Google just released a few tidbits about the next version of world’s biggest operating system Android. On 21 March the search giant launched the first Android O Developer preview, which arrives later this year and is known for now as Android O. The update comes with new features including background limits on apps, battery-life boost, notification channels, picture-in-picture facility, adaptive icons, auto fill in-apps and more.

                                                       The latest version of Android will function through four preview versions. While the first preview is already out, preview 2 will be available in mid-May, preview 3 will be available mid-June and preview 4 will be available sometime in August. The final release is expected to take place in Q3 of 2017. The schedule is similar to last year’s Android Nougat preview program.
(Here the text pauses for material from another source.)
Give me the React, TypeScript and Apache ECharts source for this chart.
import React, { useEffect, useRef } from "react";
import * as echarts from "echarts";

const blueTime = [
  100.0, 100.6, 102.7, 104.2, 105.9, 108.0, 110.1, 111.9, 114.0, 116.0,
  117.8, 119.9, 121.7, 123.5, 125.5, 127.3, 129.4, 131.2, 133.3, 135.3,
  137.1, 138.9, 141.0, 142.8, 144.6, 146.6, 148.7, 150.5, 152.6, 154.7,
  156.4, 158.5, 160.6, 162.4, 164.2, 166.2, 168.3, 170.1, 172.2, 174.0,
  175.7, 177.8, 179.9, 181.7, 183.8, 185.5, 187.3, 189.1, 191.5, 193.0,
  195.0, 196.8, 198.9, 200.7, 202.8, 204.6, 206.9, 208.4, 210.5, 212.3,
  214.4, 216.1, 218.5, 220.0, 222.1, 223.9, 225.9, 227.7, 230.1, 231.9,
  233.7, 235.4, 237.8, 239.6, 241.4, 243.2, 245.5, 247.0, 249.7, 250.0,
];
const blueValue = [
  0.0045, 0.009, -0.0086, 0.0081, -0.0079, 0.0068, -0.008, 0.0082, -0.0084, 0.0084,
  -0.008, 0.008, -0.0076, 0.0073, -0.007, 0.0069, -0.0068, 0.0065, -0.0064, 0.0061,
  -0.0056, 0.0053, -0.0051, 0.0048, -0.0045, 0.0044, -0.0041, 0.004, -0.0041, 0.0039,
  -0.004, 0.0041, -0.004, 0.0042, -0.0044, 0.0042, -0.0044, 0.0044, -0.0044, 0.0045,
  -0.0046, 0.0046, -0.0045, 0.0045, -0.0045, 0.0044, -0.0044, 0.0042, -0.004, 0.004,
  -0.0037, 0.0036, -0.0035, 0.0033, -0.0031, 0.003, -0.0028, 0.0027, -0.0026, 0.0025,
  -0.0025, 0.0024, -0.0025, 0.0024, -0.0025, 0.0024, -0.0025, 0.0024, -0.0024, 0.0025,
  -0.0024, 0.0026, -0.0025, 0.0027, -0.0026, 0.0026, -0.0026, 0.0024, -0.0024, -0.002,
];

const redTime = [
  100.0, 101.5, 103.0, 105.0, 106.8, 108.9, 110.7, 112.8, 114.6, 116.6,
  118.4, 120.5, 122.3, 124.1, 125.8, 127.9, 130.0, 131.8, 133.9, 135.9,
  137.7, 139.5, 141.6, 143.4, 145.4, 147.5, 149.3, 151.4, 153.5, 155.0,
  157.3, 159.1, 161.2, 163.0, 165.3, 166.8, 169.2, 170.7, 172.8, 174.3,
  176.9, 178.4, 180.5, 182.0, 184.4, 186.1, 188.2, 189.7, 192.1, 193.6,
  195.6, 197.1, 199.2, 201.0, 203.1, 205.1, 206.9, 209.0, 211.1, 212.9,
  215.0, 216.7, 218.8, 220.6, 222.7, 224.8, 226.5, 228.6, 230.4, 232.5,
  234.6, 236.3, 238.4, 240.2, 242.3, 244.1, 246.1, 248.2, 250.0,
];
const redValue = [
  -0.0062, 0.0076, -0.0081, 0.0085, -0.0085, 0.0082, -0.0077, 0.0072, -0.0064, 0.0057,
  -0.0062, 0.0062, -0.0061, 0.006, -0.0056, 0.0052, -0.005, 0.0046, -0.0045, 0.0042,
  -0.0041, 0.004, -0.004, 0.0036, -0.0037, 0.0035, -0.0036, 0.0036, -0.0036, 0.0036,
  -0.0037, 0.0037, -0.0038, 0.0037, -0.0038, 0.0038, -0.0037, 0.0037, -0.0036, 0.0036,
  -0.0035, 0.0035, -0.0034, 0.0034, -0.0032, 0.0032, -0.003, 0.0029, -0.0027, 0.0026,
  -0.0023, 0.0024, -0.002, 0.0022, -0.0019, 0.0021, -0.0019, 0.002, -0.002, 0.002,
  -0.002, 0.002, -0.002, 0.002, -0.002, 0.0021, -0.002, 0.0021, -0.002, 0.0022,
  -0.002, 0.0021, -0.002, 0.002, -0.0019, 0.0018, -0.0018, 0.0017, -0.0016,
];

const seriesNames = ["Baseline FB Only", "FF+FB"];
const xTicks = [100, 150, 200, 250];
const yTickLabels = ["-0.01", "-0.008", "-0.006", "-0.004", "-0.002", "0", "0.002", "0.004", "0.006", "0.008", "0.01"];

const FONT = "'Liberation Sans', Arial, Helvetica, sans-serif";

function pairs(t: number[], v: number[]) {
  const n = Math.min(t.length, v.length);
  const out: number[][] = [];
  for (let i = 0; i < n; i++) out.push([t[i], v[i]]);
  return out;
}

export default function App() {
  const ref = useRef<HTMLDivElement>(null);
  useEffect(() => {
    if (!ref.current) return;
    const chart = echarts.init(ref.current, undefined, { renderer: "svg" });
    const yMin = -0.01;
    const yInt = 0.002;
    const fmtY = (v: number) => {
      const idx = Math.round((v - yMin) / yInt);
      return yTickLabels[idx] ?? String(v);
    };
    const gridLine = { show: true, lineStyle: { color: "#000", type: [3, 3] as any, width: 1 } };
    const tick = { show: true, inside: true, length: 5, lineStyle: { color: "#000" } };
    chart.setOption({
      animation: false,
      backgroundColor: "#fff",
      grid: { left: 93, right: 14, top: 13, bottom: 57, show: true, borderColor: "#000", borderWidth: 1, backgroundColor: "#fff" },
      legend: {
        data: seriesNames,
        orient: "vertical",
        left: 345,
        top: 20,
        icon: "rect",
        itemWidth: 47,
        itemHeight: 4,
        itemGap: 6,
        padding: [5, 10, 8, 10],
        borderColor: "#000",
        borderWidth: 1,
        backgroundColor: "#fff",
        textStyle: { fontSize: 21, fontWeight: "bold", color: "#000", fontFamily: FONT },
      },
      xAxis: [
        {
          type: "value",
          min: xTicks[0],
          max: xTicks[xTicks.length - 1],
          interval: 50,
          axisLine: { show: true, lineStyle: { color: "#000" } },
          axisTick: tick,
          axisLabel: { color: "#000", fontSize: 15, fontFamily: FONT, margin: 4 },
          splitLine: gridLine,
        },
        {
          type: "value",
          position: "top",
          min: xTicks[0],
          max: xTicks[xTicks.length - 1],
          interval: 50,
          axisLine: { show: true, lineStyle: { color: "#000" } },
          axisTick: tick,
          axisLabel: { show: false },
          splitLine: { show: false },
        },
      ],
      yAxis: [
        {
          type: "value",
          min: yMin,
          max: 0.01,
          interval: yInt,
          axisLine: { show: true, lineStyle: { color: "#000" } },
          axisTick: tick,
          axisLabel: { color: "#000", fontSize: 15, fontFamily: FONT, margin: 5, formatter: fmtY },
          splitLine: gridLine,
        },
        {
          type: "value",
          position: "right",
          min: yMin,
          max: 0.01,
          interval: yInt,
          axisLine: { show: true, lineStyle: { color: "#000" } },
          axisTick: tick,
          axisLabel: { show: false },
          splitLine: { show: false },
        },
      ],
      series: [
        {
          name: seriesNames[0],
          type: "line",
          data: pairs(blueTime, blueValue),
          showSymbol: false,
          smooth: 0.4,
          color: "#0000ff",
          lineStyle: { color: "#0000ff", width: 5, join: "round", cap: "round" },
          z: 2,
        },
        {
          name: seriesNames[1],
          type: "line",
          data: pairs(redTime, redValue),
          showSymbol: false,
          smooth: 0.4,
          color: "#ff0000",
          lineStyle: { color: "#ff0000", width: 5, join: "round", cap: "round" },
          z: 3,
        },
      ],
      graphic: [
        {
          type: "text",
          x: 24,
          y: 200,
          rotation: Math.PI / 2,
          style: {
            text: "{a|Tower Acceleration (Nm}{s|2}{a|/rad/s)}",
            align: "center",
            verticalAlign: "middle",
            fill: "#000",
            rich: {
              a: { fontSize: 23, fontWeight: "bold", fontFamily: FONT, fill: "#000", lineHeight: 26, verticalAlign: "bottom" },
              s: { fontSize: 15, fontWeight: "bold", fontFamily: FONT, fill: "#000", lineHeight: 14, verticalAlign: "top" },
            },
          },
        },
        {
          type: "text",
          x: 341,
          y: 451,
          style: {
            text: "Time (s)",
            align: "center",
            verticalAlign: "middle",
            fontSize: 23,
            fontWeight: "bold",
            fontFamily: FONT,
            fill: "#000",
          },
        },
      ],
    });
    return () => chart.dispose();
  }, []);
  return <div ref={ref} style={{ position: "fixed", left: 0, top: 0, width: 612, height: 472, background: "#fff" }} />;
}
Background limits: The last few Android releases put a heavy emphasis on improving battery life. Android O adds to this by putting automatic limits on what an app can do while they are in the background. These limits focus on three areas: implicit broadcasts, background services and location updates. For developers, this may actually be the most far-reaching of the new features in Android O and Google explicitly notes they should check out its documentation about these changes.

Google O notifications

Limits in Apps notifications.

New Wi-Fi features: Wi-Fi may seem like an old hat, but Android O is adding support for a few (relatively) new connectivity features. The updated OS will support more Wi-Fi Aware features like Neighbourhood Aware Networking (NAN), for example. NAN makes it easy for apps and devices to talk to each other without an internet access point in the middle (or any internet connectivity at all). Google says it is working with partners to bring support for NAN to devices “as soon as possible.”

Better inter op for calling apps: Android O will make it easier for calling apps to talk to each other and make calls over the carrier network. Developers will now be able to use the new Telecom framework to build their own UI for placing calls and calls will be displayed and controllable via Bluetooth devices with displays like you’d find in a car. For the most part, this looks like a feature the telecoms will be happy about but that won’t matter all that much to users.

                            For the most part, these updates aren’t earth-shattering, but it’s worth keeping in mind that this is a developer preview and we’ll likely see quite a few new features pop up before the public launch. Like last year, Google promises it will do a deep dive on all things Android at its I/O developer conference in May. If the company follows the same release schedule as last year, we’ll likely see the first consumer devices with Android O at a Google hardware event in October.

Android Nougat two releases are currently installed on 2.8 percent of all Android devices and many users (more than 65 percent) are still using pre-6.0 releases. To some degree, it’s starting to feel as if Google is now developing Android for its own devices first, especially given that the first devices to launch with O(reo) pre-installed will likely be Google’s own again, too.